Er wisse eigentlich nicht, wieso er hier noch herumhänge, sagt einer beim Bier. Das Bier gehört immer dazu. Stets aus der Flasche, allzeit griffbereit. Manche habe auch schon ein paar gekippt und vermutlich mit ein paar Kurzen nachgelegt. Doch wir befinden uns in Dieter Schumanns Dokumentarfilm »Neben den Gleisen« nicht unter Alkoholikern – obwohl manche der Protagonisten auch diese Diagnose bekommen würden. Neben Diabetes, Niedergeschlagenheit, Arbeitslosigkeit und Wut. Gegen die letzten beiden Diagnosen gibt es leider kein Rezept, keine Tabletten. Wir befinden uns hier ganz dicht mit dem Ohr am Maul des Volkes. Am »Wir sind das Volk«-Volk des Jahres 2017, muss man sagen. Wenn einer den Arm zum Hitlergruß hebt, was in diesem Film nicht passiert, hat er in der anderen Hand eine Flasche Bier.
Neben den Gleisen (NDR-Mediathek)
(Videos voraussichtlich abrufbar bis 24. Oktober 2017)
Boizenburg (Elbe) ist ein Kaff in Mecklenburg-Vorpommern. Knapp 10.000 Einwohner groß und an der Bahnstrecke Berlin-Hamburg gelegen; angeblich innerhalb der Metropolregion Hamburg. Nun, nach Metropole sieht es in Boizenburg nicht aus. Einer der Stadtteile heißt Heide, einer Streitheide und ein anderer einfach nur Vier. Einfach und direkt ist man in Boizenburg. 18,6 Prozent haben bei der Bundestagswahl der AfD ihre Stimme gegeben. Aber es gibt den Bahnhofs-Kiosk von Bernd Fischer. Hier wird getrunken und gequasselt. Auch über Politik. Natürlich hört man die Parolen der Rechten zuhauf an Fischers Kiosk. Irgendwie scheint die Bierfahnenradikalität aber keine Frage der Einstellung zu sein; eher eine Sache des Nachredens, des Dazugehören-Wollens.

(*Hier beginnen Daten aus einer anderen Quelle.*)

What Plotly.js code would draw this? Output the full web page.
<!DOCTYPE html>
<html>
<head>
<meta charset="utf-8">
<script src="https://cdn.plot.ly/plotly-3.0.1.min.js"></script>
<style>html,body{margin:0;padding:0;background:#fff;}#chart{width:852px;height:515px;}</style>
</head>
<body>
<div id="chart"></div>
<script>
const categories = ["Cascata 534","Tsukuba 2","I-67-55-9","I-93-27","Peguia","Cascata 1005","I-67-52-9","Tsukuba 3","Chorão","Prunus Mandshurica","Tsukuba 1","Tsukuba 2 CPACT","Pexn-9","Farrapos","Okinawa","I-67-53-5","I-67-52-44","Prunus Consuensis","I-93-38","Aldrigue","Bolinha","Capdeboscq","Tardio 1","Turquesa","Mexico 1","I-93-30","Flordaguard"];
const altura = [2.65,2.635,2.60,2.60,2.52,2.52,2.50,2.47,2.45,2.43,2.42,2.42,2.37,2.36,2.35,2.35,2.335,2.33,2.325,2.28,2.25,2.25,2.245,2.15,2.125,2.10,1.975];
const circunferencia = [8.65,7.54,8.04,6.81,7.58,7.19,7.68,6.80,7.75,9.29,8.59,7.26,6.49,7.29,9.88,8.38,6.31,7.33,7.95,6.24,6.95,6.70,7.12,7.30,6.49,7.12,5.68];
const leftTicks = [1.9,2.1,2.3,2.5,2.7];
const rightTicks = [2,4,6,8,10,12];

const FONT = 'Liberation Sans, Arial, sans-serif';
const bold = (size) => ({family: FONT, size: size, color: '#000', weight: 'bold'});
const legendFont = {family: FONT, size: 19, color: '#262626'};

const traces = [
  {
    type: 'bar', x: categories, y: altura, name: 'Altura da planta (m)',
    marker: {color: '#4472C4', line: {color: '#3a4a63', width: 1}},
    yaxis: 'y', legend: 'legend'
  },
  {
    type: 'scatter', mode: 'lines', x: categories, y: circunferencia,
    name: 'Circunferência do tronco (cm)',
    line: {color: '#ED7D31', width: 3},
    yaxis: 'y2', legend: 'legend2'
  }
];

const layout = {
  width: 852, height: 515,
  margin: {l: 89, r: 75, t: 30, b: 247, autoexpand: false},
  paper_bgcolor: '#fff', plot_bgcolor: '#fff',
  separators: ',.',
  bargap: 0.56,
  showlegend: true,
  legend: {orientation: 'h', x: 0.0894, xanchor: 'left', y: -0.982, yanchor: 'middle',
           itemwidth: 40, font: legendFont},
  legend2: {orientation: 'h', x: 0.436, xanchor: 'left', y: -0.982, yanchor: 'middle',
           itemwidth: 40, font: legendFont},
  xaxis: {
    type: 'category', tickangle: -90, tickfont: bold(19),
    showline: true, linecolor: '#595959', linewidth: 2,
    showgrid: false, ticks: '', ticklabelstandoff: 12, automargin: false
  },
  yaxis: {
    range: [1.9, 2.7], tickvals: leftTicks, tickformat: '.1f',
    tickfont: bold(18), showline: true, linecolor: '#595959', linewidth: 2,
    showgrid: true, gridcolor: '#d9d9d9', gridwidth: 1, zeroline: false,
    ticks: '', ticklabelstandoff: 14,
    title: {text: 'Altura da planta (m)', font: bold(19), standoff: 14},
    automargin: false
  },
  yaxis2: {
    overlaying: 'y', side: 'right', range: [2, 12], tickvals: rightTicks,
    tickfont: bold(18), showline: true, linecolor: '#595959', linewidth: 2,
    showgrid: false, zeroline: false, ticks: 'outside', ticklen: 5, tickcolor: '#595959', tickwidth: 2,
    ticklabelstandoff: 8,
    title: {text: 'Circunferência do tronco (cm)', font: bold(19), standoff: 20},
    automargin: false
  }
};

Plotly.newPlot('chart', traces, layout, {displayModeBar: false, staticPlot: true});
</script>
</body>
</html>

Filmemacher Dieter Schumann hat es mit Fragen, Beharrlichkeit und vermutlich auch dem einen oder anderen Bier, das er mittrank, geschafft, für eine Zeit auch dazuzugehören und zuhören zu dürfen. Im Kiosk – in anderen Gegenden der Republik eher als Kneipe bekannt – hört er sich Geschichten und Bekenntnisse an. Das sind keine feinen Gespräche, Weniges ergibt einen tieferen Sinn. Schumann erweist sich indes als durchaus angenehmer Frager, der statt journalistischem Biss das Instrument der Aufmerksamkeit nutzt.

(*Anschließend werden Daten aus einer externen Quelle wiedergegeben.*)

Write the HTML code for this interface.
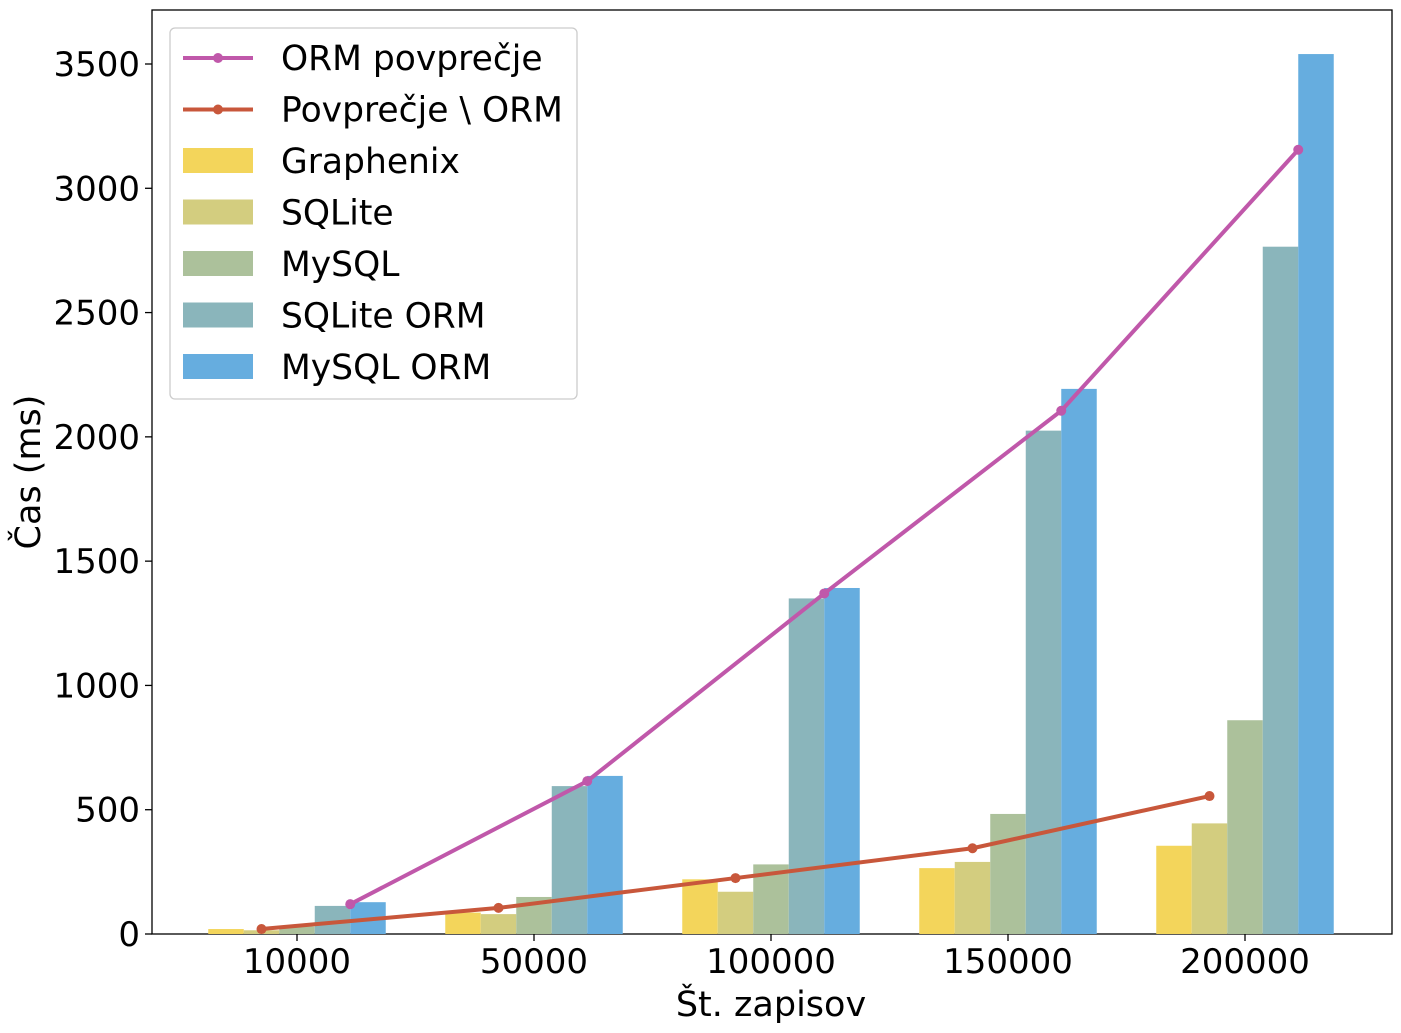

Viele Menschen haben einfach Wut im Bauch, die sich mit dem Alkohol zu einem gärigen Gemisch verbindet. Doch hinter manch herausgepoppter Meinung verbirgt sich tiefe Ideenlosigkeit. Als in Boizenburg Flüchtlinge auftauchen, sind die schnell jene, denen man alles schenkt, die alles bekommen. Die sind die und wir sind wir. Wir, das Volk. Leider gelingt es dem Film nicht, eine wirkliche Verbindung zwischen Flüchtlingen und Kioskbesuchern herzustellen. Das Filmteam dokumentiert zwei sich sprachlos gegenüber stehende Welten. Die eingestreuten Interviewsequenzen mit den Flüchtlingen sprechen dennoch für sich: Hier können sich Menschen über alle Sprachbarrieren hinweg ausdrücken. Die anderen machen noch eine Flasche auf.

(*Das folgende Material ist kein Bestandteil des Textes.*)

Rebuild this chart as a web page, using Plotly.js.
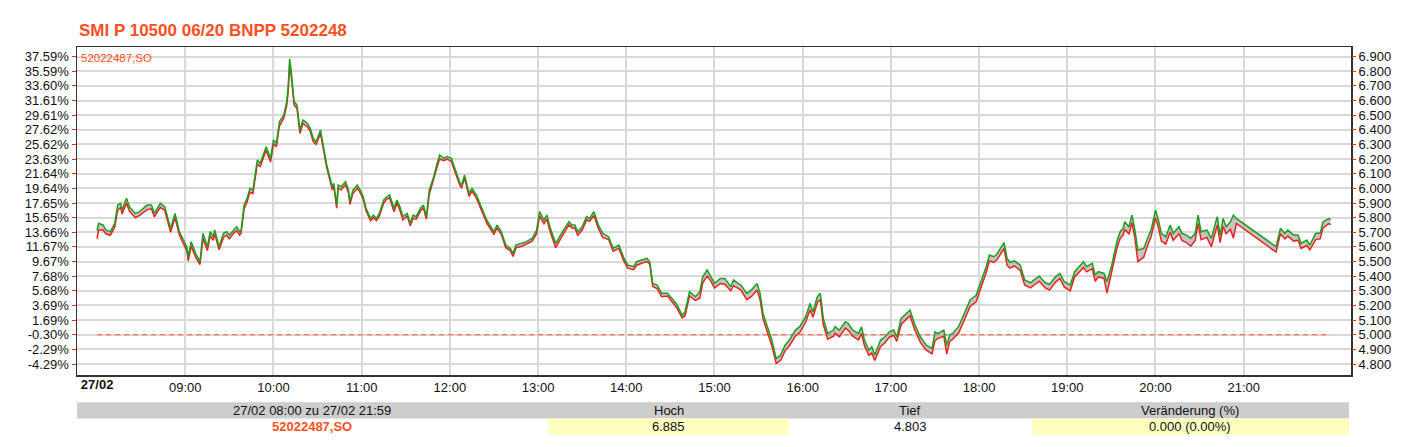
<!DOCTYPE html>
<html><head><meta charset="utf-8">
<script src="https://cdn.plot.ly/plotly-3.0.1.min.js"></script>
<style>html,body{margin:0;padding:0;background:#fff}#chart{width:1408px;height:447px}</style>
</head><body><div id="chart"></div>
<script>
const chartTitle = "SMI P 10500 06/20 BNPP 5202248";
const seriesName = "52022487,SO";
const day = "2020-02-27";
const times = [
"08:00","08:01","08:04","08:06","08:09","08:11","08:12","08:14","08:16","08:17",
"08:20","08:22","08:26","08:29","08:34","08:37","08:39","08:43","08:46","08:50",
"08:53","08:56","09:01","09:02","09:04","09:07","09:10","09:12","09:15","09:17",
"09:19","09:20","09:23","09:26","09:28","09:30","09:33","09:35","09:37","09:38",
"09:40","09:42","09:44","09:46","09:49","09:51","09:53","09:55","09:58","10:00",
"10:02","10:04","10:07","10:09","10:10","10:11","10:12","10:14","10:16","10:18",
"10:20","10:23","10:25","10:27","10:29","10:32","10:34","10:36","10:38","10:40",
"10:41","10:43","10:44","10:46","10:49","10:51","10:52","10:54","10:57","10:59",
"11:01","11:03","11:06","11:08","11:10","11:12","11:15","11:17","11:19","11:22",
"11:24","11:26","11:28","11:31","11:33","11:35","11:37","11:40","11:42","11:44",
"11:46","11:49","11:51","11:53","11:56","11:58","12:01","12:03","12:07","12:08",
"12:10","12:13","12:15","12:18","12:22","12:25","12:30","12:32","12:35","12:38",
"12:41","12:43","12:45","12:49","12:52","12:56","12:59","13:01","13:04","13:06",
"13:08","13:12","13:15","13:18","13:21","13:23","13:25","13:27","13:30","13:33",
"13:35","13:38","13:41","13:44","13:48","13:51","13:55","13:58","14:01","14:05",
"14:07","14:11","14:14","14:16","14:18","14:21","14:24","14:28","14:31","14:34",
"14:38","14:40","14:43","14:47","14:50","14:52","14:55","14:57","15:00","15:04",
"15:07","15:11","15:13","15:16","15:18","15:22","15:25","15:29","15:31","15:33",
"15:36","15:39","15:42","15:45","15:48","15:51","15:55","15:58","16:02","16:05",
"16:07","16:10","16:12","16:14","16:17","16:21","16:22","16:25","16:29","16:31",
"16:34","16:38","16:40","16:42","16:45","16:47","16:49","16:53","16:56","16:59",
"17:02","17:04","17:07","17:11","17:13","17:16","17:20","17:24","17:28","17:30",
"17:32","17:36","17:38","17:40","17:42","17:46","17:49","17:54","17:58","18:01",
"18:05","18:07","18:10","18:12","18:14","18:17","18:19","18:21","18:24","18:28",
"18:31","18:35","18:38","18:41","18:45","18:48","18:52","18:55","18:58","19:02",
"19:05","19:09","19:11","19:13","19:17","19:19","19:21","19:25","19:27","19:30",
"19:34","19:36","19:38","19:39","19:42","19:44","19:46","19:48","19:52","19:55",
"19:57","20:00","20:02","20:04","20:07","20:10","20:12","20:16","20:18","20:21",
"20:24","20:27","20:29","20:31","20:35","20:38","20:42","20:44","20:46","20:48",
"20:51","20:53","20:55","21:22","21:25","21:28","21:30","21:34","21:37","21:39",
"21:43","21:45","21:49","21:52","21:54","21:58","21:59"
];
const greenValues = [
5.713,5.761,5.750,5.716,5.704,5.750,5.761,5.886,5.898,5.852,
5.932,5.875,5.829,5.841,5.886,5.886,5.829,5.898,5.875,5.727,
5.829,5.704,5.602,5.533,5.636,5.556,5.499,5.693,5.602,5.704,
5.670,5.716,5.602,5.693,5.704,5.681,5.716,5.738,5.704,5.716,
5.886,5.932,6.000,5.989,6.194,6.171,6.228,6.285,6.205,6.331,
6.308,6.456,6.502,6.593,6.695,6.885,6.809,6.593,6.570,6.399,
6.467,6.445,6.410,6.342,6.319,6.399,6.285,6.171,6.091,6.012,
6.034,5.886,6.023,6.012,6.046,5.989,5.909,5.989,6.023,5.989,
5.943,5.864,5.795,5.818,5.795,5.829,5.921,5.943,5.955,5.864,
5.921,5.875,5.807,5.829,5.761,5.818,5.807,5.864,5.886,5.807,
5.989,6.080,6.160,6.228,6.205,6.217,6.205,6.148,6.034,6.023,
6.091,5.966,6.000,5.955,5.852,5.784,5.704,5.750,5.704,5.613,
5.590,5.556,5.613,5.624,5.636,5.658,5.715,5.841,5.784,5.818,
5.738,5.624,5.681,5.727,5.772,5.750,5.750,5.704,5.738,5.807,
5.795,5.841,5.750,5.693,5.670,5.590,5.613,5.533,5.476,5.465,
5.499,5.510,5.522,5.499,5.351,5.340,5.283,5.283,5.248,5.214,
5.134,5.157,5.294,5.260,5.294,5.396,5.442,5.408,5.351,5.385,
5.385,5.328,5.374,5.351,5.340,5.283,5.305,5.351,5.283,5.146,
5.055,4.964,4.837,4.861,4.929,4.964,5.032,5.055,5.123,5.214,
5.157,5.260,5.283,5.112,5.009,5.032,5.055,5.032,5.089,5.077,
5.032,5.009,5.055,4.964,4.895,4.918,4.861,4.964,4.986,5.020,
5.032,4.986,5.112,5.146,5.169,5.077,4.986,4.929,4.907,5.020,
5.009,5.032,4.929,4.998,5.009,5.055,5.123,5.240,5.270,5.351,
5.470,5.545,5.533,5.550,5.585,5.630,5.522,5.495,5.505,5.475,
5.374,5.355,5.380,5.400,5.355,5.345,5.396,5.419,5.362,5.340,
5.431,5.476,5.499,5.465,5.488,5.408,5.431,5.419,5.362,5.465,
5.647,5.704,5.727,5.772,5.738,5.818,5.715,5.579,5.590,5.670,
5.715,5.852,5.784,5.693,5.670,5.750,5.693,5.738,5.693,5.681,
5.659,5.693,5.818,5.704,5.715,5.659,5.807,5.681,5.795,5.738,
5.772,5.818,5.795,5.602,5.727,5.693,5.715,5.681,5.681,5.624,
5.647,5.613,5.693,5.693,5.772,5.795,5.784
];
const redValues = [
5.655,5.715,5.715,5.690,5.680,5.720,5.735,5.850,5.870,5.825,
5.900,5.845,5.800,5.815,5.855,5.860,5.805,5.870,5.850,5.700,
5.800,5.680,5.575,5.505,5.605,5.530,5.480,5.660,5.575,5.675,
5.645,5.690,5.580,5.665,5.680,5.655,5.695,5.710,5.680,5.695,
5.860,5.905,5.975,5.965,6.165,6.150,6.200,6.260,6.180,6.305,
6.285,6.425,6.480,6.565,6.660,6.840,6.775,6.570,6.545,6.375,
6.445,6.420,6.390,6.320,6.300,6.375,6.265,6.150,6.070,5.990,
6.015,5.865,6.000,5.990,6.025,5.970,5.890,5.965,6.000,5.970,
5.925,5.845,5.780,5.800,5.780,5.810,5.900,5.925,5.935,5.840,
5.900,5.850,5.785,5.810,5.745,5.795,5.790,5.845,5.865,5.790,
5.960,6.055,6.135,6.200,6.190,6.200,6.185,6.125,6.015,6.005,
6.070,5.945,5.980,5.935,5.835,5.765,5.685,5.730,5.685,5.595,
5.575,5.535,5.595,5.605,5.620,5.640,5.690,5.810,5.760,5.790,
5.710,5.595,5.650,5.705,5.750,5.730,5.730,5.680,5.715,5.785,
5.775,5.815,5.725,5.665,5.650,5.570,5.590,5.510,5.455,5.445,
5.475,5.490,5.500,5.480,5.330,5.315,5.260,5.265,5.225,5.190,
5.115,5.130,5.265,5.235,5.250,5.355,5.400,5.375,5.320,5.350,
5.345,5.300,5.335,5.320,5.305,5.240,5.260,5.305,5.240,5.110,
5.020,4.925,4.803,4.825,4.890,4.925,4.990,5.015,5.085,5.170,
5.120,5.220,5.240,5.070,4.970,4.990,5.010,4.985,5.045,5.030,
4.990,4.965,5.010,4.925,4.860,4.875,4.825,4.920,4.945,4.985,
4.995,4.955,5.070,5.110,5.130,5.040,4.950,4.895,4.870,4.960,
4.975,4.990,4.870,4.955,4.970,5.010,5.080,5.195,5.225,5.310,
5.430,5.505,5.495,5.510,5.545,5.590,5.475,5.455,5.470,5.440,
5.340,5.320,5.345,5.365,5.320,5.305,5.360,5.385,5.325,5.300,
5.395,5.440,5.460,5.430,5.450,5.365,5.395,5.385,5.285,5.420,
5.600,5.660,5.680,5.720,5.690,5.765,5.660,5.500,5.530,5.620,
5.670,5.800,5.730,5.640,5.620,5.700,5.645,5.690,5.645,5.630,
5.605,5.645,5.760,5.650,5.665,5.600,5.750,5.630,5.740,5.690,
5.720,5.660,5.760,5.565,5.690,5.655,5.675,5.640,5.645,5.590,
5.610,5.580,5.650,5.655,5.730,5.760,5.750
];
const referenceLevel = 5.000;
const priceTicks = [4.8,4.9,5.0,5.1,5.2,5.3,5.4,5.5,5.6,5.7,5.8,5.9,6.0,6.1,6.2,6.3,6.4,6.5,6.6,6.7,6.8,6.9];
const rightTickLabels = ["4.800","4.900","5.000","5.100","5.200","5.300","5.400","5.500","5.600","5.700","5.800","5.900","6.000","6.100","6.200","6.300","6.400","6.500","6.600","6.700","6.800","6.900"];
const leftTickLabels = ["-4.29%","-2.29%","-0.30%","1.69%","3.69%","5.68%","7.68%","9.67%","11.67%","13.66%","15.65%","17.65%","19.64%","21.64%","23.63%","25.62%","27.62%","29.61%","31.61%","33.60%","35.59%","37.59%"];
const hourTicks = ["09:00","10:00","11:00","12:00","13:00","14:00","15:00","16:00","17:00","18:00","19:00","20:00","21:00"];
const dateTickTime = "08:00";
const dateTickLabel = "27/02";
const tableHeaders = ["27/02 08:00 zu 27/02 21:59","Hoch","Tief","Veränderung (%)"];
const tableValues = ["52022487,SO","6.885","4.803","0.000 (0.00%)"];

const FONT = 'Arial, "Liberation Sans", sans-serif';
const ORANGE = '#ff4f22';
const GRID = '#d9d9d9';
const toDate = t => day + ' ' + t;
const xs = times.map(toDate);
const xRange = [day + ' 07:46:20', day + ' 22:13:00'];
const yRange = [4.725, 6.966];

const traces = [
  {x:[xs[0], xs[xs.length-1]], y:[referenceLevel, referenceLevel], mode:'lines',
   line:{color:ORANGE, width:1, dash:'5px,4px'}, hoverinfo:'skip'},
  {x:xs, y:redValues, mode:'lines', line:{color:'#e82420', width:1.5}, hoverinfo:'skip'},
  {x:xs, y:greenValues, mode:'lines', line:{color:'#1e9e1e', width:1.5},
   fill:'tonexty', fillcolor:'rgba(165,165,165,0.65)', hoverinfo:'skip'},
  {x:[toDate(dateTickTime)], y:[referenceLevel], xaxis:'x2', yaxis:'y2', mode:'markers',
   marker:{opacity:0, size:1}, hoverinfo:'skip'}
];

const L = 77, W = 1274, T = 47, H = 328;
const px = x => (x - L) / W;
const py = y => (T + H - y) / H;
const colEdges = [77, 547.7, 788.7, 1031.7, 1349];
const shapes = [
  {type:'rect', xref:'paper', yref:'paper', x0:px(colEdges[0]), x1:px(colEdges[4]), y0:py(402.3), y1:py(418.5), fillcolor:'#cdcdcd', line:{width:0}},
  {type:'rect', xref:'paper', yref:'paper', x0:px(colEdges[1]), x1:px(colEdges[2]), y0:py(418.5), y1:py(434.7), fillcolor:'#ffffc0', line:{width:0}},
  {type:'rect', xref:'paper', yref:'paper', x0:px(colEdges[3]), x1:px(colEdges[4]), y0:py(418.5), y1:py(434.7), fillcolor:'#ffffc0', line:{width:0}}
];
const annotations = [
  {xref:'paper', yref:'paper', x:px(79), y:py(58), xanchor:'left', yanchor:'middle', showarrow:false,
   text:seriesName, font:{family:FONT, size:11.5, color:ORANGE}}
];
const centers = [312, 668.5, 910, 1190];
tableHeaders.forEach((h, i) => annotations.push({xref:'paper', yref:'paper', x:px(centers[i]), y:py(410.5),
  xanchor:'center', yanchor:'middle', showarrow:false, text:h, font:{family:FONT, size:13, color:'#111'}}));
tableValues.forEach((v, i) => annotations.push({xref:'paper', yref:'paper', x:px(centers[i]), y:py(426.5),
  xanchor:'center', yanchor:'middle', showarrow:false, text: i === 0 ? '<b>' + v + '</b>' : v,
  font:{family:FONT, size:13, color: i === 0 ? ORANGE : '#111'}}));

const layout = {
  width:1408, height:447,
  margin:{l:77, r:57, t:47, b:72, pad:0},
  paper_bgcolor:'#fff', plot_bgcolor:'#fff',
  showlegend:false,
  font:{family:FONT, size:13, color:'#111'},
  title:{text:'<b>' + chartTitle + '</b>', font:{family:FONT, size:17, color:ORANGE},
         x:79/1408, xanchor:'left', xref:'container', y:1 - 30.5/447, yanchor:'middle', yref:'container'},
  xaxis:{type:'date', range:xRange, tickvals:hourTicks.map(toDate), ticktext:hourTicks,
         showgrid:true, gridcolor:GRID, gridwidth:2, showline:true, linecolor:'#333', linewidth:1.5, mirror:true,
         ticks:'', zeroline:false, tickfont:{family:FONT, size:13, color:'#111'}, fixedrange:true},
  xaxis2:{type:'date', overlaying:'x', anchor:'y2', side:'bottom', range:xRange,
          tickvals:[toDate(dateTickTime)], ticktext:['<b>' + dateTickLabel + '</b>'],
          showgrid:false, showline:false, zeroline:false, ticks:'', tickfont:{family:FONT, size:13, color:'#111'}},
  yaxis:{range:yRange, tickvals:priceTicks, ticktext:leftTickLabels,
         showgrid:true, gridcolor:GRID, gridwidth:2, showline:true, linecolor:'#333', linewidth:1.5, mirror:true,
         ticks:'outside', ticklen:4, tickwidth:1, tickcolor:'#ff2a10', zeroline:false,
         tickfont:{family:FONT, size:13, color:'#111'}, fixedrange:true},
  yaxis2:{range:yRange, overlaying:'y', anchor:'x2', side:'right', tickvals:priceTicks, ticktext:rightTickLabels,
          showgrid:false, showline:false, zeroline:false, ticks:'outside', ticklen:4, tickwidth:1, tickcolor:'#ff2a10',
          tickfont:{family:FONT, size:13, color:'#111'}},
  shapes:shapes,
  annotations:annotations
};

Plotly.newPlot('chart', traces, layout, {displayModeBar:false, staticPlot:true});
</script>
</body></html>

Mit den Boizenburgern, von denen die meisten auf den kleinsten gemeinsamen Nenner alles setzen – nämlich auf den, in Deutschland geboren zu sein; oder zumindest in einem Stadt namens DDR, der mal Deutschland im Namen hatte – ist die Verständigung ungleich schwieriger. Aber sie trägt dennoch Früchte Der eine etwa, der feststellte, dass er hier einfach nur noch ohne Sinn herumhänge, erzählt dann noch von seinem einzigen Urlaub. Florida musste es sein – weil er ein absoluter Fan der TV-Serie »Miami Vice« war. Jetzt hofft er, dass vielleicht ein Engel kommt, der ihn hier herausholt. Blond gelockt oder mit schwarzen Haaren. Denn verlieben könne man sich ja immer.
Solange es Träume gibt, ist Boizenburg nicht verloren.